> **Written exercise**
Exactly as written, quote every line that follows, skipping the images.

> **Source data**
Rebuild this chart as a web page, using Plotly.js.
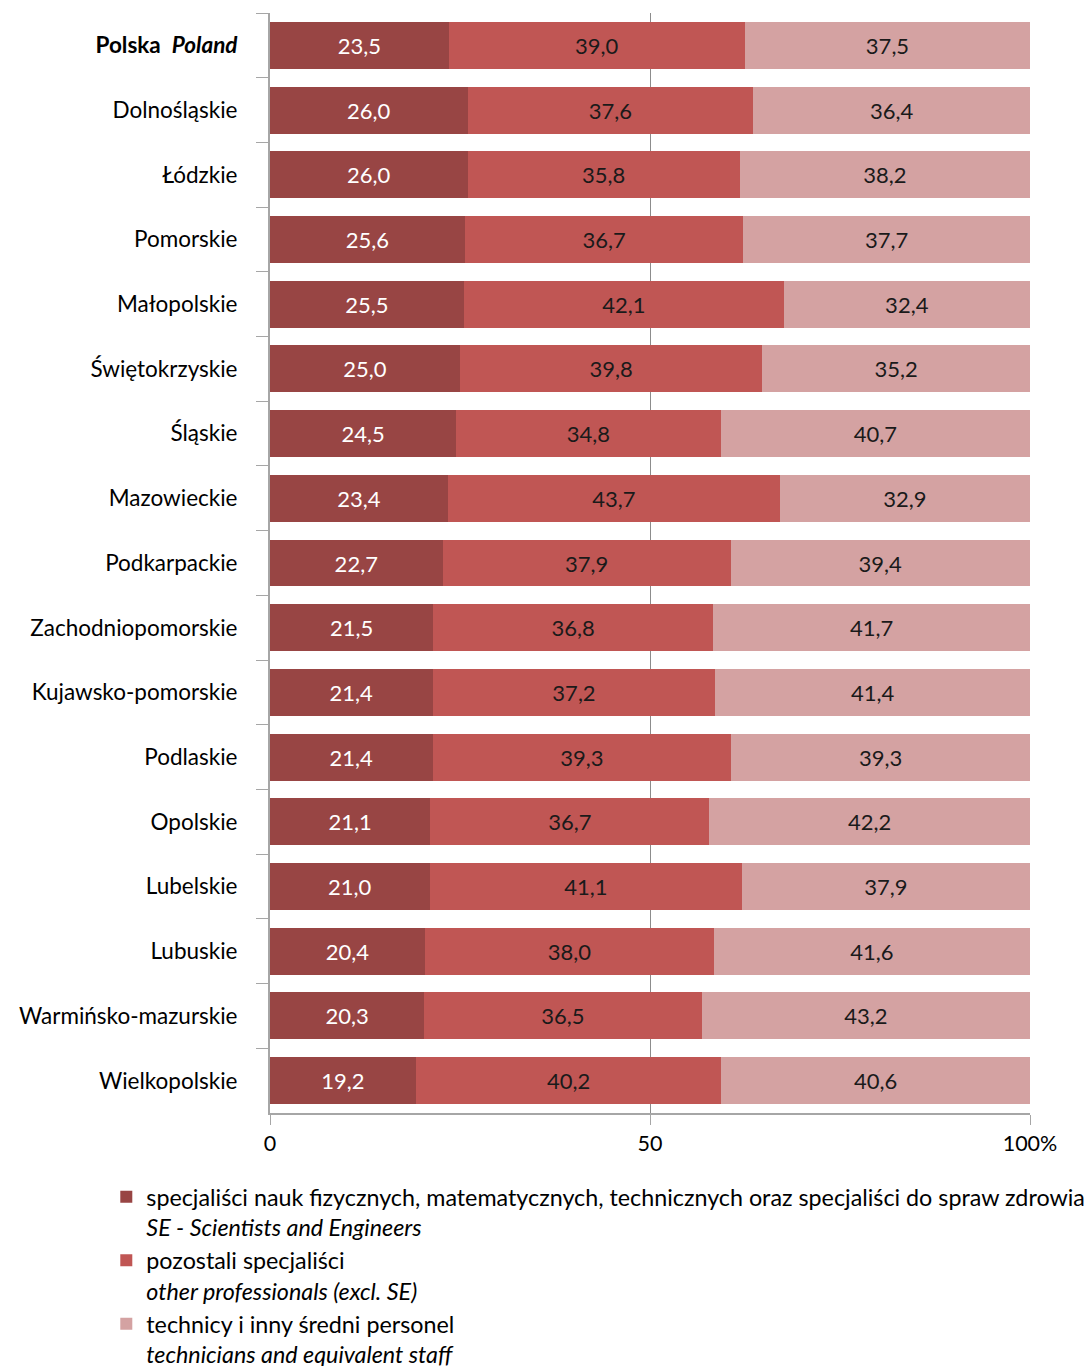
<!DOCTYPE html>
<html>
<head>
<meta charset="utf-8">
<script src="https://cdn.plot.ly/plotly-3.0.1.min.js"></script>
<style>
html,body{margin:0;padding:0;background:#fff;}
#chart{width:1088px;height:1366px;}
</style>
</head>
<body>
<div id="chart"></div>
<script>
var regions = ["<b>Polska  <i>Poland</i></b>","Dolnośląskie","Łódzkie","Pomorskie","Małopolskie","Świętokrzyskie","Śląskie","Mazowieckie","Podkarpackie","Zachodniopomorskie","Kujawsko-pomorskie","Podlaskie","Opolskie","Lubelskie","Lubuskie","Warmińsko-mazurskie","Wielkopolskie"];
var scientists = [23.5,26.0,26.0,25.6,25.5,25.0,24.5,23.4,22.7,21.5,21.4,21.4,21.1,21.0,20.4,20.3,19.2];
var otherProf = [39.0,37.6,35.8,36.7,42.1,39.8,34.8,43.7,37.9,36.8,37.2,39.3,36.7,41.1,38.0,36.5,40.2];
var technicians = [37.5,36.4,38.2,37.7,32.4,35.2,40.7,32.9,39.4,41.7,41.4,39.3,42.2,37.9,41.6,43.2,40.6];
var seriesNames = [
  "specjaliści nauk fizycznych, matematycznych, technicznych oraz specjaliści do spraw zdrowia<br><i>SE - Scientists and Engineers</i>",
  "pozostali specjaliści<br><i>other professionals (excl. SE)</i>",
  "technicy i inny średni personel<br><i>technicians and equivalent staff</i>"
];
var xTickVals = [0,50,100];
var xTickText = ["0","50","100%"];

var colors = ["#984544","#C05654","#D4A2A2"];
var txtColors = ["#ffffff","#1a1a1a","#1a1a1a"];
var data = [scientists, otherProf, technicians].map(function(vals,i){
  return {
    type:"bar", orientation:"h", y:regions, x:vals, name:seriesNames[i],
    marker:{color:colors[i]},
    texttemplate:"%{x:.1f}", textposition:"inside", insidetextanchor:"middle",
    textfont:{family:"Lato, sans-serif", size:22, color:txtColors[i]},
    constraintext:"none", hoverinfo:"skip"
  };
});

var layout = {
  width:1088, height:1366,
  margin:{l:270, r:58, t:13, b:253, autoexpand:false},
  barmode:"stack", bargap:0.274,
  separators:", ",
  font:{family:"Lato, sans-serif", size:22, color:"#000"},
  showlegend:true,
  legend:{x:-0.2154, xanchor:"left", y:-0.0564, yanchor:"top", valign:"top",
    font:{family:"Lato, sans-serif", size:23.3, color:"#000"}, tracegroupgap:6, traceorder:"normal"},
  xaxis:{range:[0,100], tickvals:xTickVals, ticktext:xTickText, showgrid:true,
    gridcolor:"#8c8c8c", gridwidth:1, zeroline:false, showline:true, linecolor:"#a6a6a6", linewidth:2,
    ticks:"outside", ticklen:10, tickcolor:"#a6a6a6", tickfont:{size:21.5}, fixedrange:true, automargin:false},
  yaxis:{autorange:"reversed", type:"category", showline:true, linecolor:"#a6a6a6", linewidth:2,
    ticks:"outside", tickson:"boundaries", ticklen:12, tickcolor:"#a6a6a6", ticklabelstandoff:26,
    tickfont:{size:22.5}, showgrid:false, fixedrange:true, automargin:false},
  paper_bgcolor:"#fff", plot_bgcolor:"#fff"
};
Plotly.newPlot("chart", data, layout, {displayModeBar:false, staticPlot:true});
</script>
</body>
</html>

> **Result**
Rebuild this chart as a web page, using Plotly.js.
<!DOCTYPE html>
<html>
<head>
<meta charset="utf-8">
<script src="https://cdn.plot.ly/plotly-3.0.1.min.js"></script>
<style>
html,body{margin:0;padding:0;background:#fff;}
#chart{width:1088px;height:1366px;}
</style>
</head>
<body>
<div id="chart"></div>
<script>
var regions = ["<b>Polska  <i>Poland</i></b>","Dolnośląskie","Łódzkie","Pomorskie","Małopolskie","Świętokrzyskie","Śląskie","Mazowieckie","Podkarpackie","Zachodniopomorskie","Kujawsko-pomorskie","Podlaskie","Opolskie","Lubelskie","Lubuskie","Warmińsko-mazurskie","Wielkopolskie"];
var scientists = [23.5,26.0,26.0,25.6,25.5,25.0,24.5,23.4,22.7,21.5,21.4,21.4,21.1,21.0,20.4,20.3,19.2];
var otherProf = [39.0,37.6,35.8,36.7,42.1,39.8,34.8,43.7,37.9,36.8,37.2,39.3,36.7,41.1,38.0,36.5,40.2];
var technicians = [37.5,36.4,38.2,37.7,32.4,35.2,40.7,32.9,39.4,41.7,41.4,39.3,42.2,37.9,41.6,43.2,40.6];
var seriesNames = [
  "specjaliści nauk fizycznych, matematycznych, technicznych oraz specjaliści do spraw zdrowia<br><i>SE - Scientists and Engineers</i>",
  "pozostali specjaliści<br><i>other professionals (excl. SE)</i>",
  "technicy i inny średni personel<br><i>technicians and equivalent staff</i>"
];
var xTickVals = [0,50,100];
var xTickText = ["0","50","100%"];

var colors = ["#984544","#C05654","#D4A2A2"];
var txtColors = ["#ffffff","#1a1a1a","#1a1a1a"];
var data = [scientists, otherProf, technicians].map(function(vals,i){
  return {
    type:"bar", orientation:"h", y:regions, x:vals, name:seriesNames[i],
    marker:{color:colors[i]},
    texttemplate:"%{x:.1f}", textposition:"inside", insidetextanchor:"middle",
    textfont:{family:"Lato, sans-serif", size:22, color:txtColors[i]},
    constraintext:"none", hoverinfo:"skip"
  };
});

var layout = {
  width:1088, height:1366,
  margin:{l:270, r:58, t:13, b:253, autoexpand:false},
  barmode:"stack", bargap:0.274,
  separators:", ",
  font:{family:"Lato, sans-serif", size:22, color:"#000"},
  showlegend:true,
  legend:{x:-0.2154, xanchor:"left", y:-0.0564, yanchor:"top", valign:"top",
    font:{family:"Lato, sans-serif", size:23.3, color:"#000"}, tracegroupgap:6, traceorder:"normal"},
  xaxis:{range:[0,100], tickvals:xTickVals, ticktext:xTickText, showgrid:true,
    gridcolor:"#8c8c8c", gridwidth:1, zeroline:false, showline:true, linecolor:"#a6a6a6", linewidth:2,
    ticks:"outside", ticklen:10, tickcolor:"#a6a6a6", tickfont:{size:21.5}, fixedrange:true, automargin:false},
  yaxis:{autorange:"reversed", type:"category", showline:true, linecolor:"#a6a6a6", linewidth:2,
    ticks:"outside", tickson:"boundaries", ticklen:12, tickcolor:"#a6a6a6", ticklabelstandoff:26,
    tickfont:{size:22.5}, showgrid:false, fixedrange:true, automargin:false},
  paper_bgcolor:"#fff", plot_bgcolor:"#fff"
};
Plotly.newPlot("chart", data, layout, {displayModeBar:false, staticPlot:true});
</script>
</body>
</html>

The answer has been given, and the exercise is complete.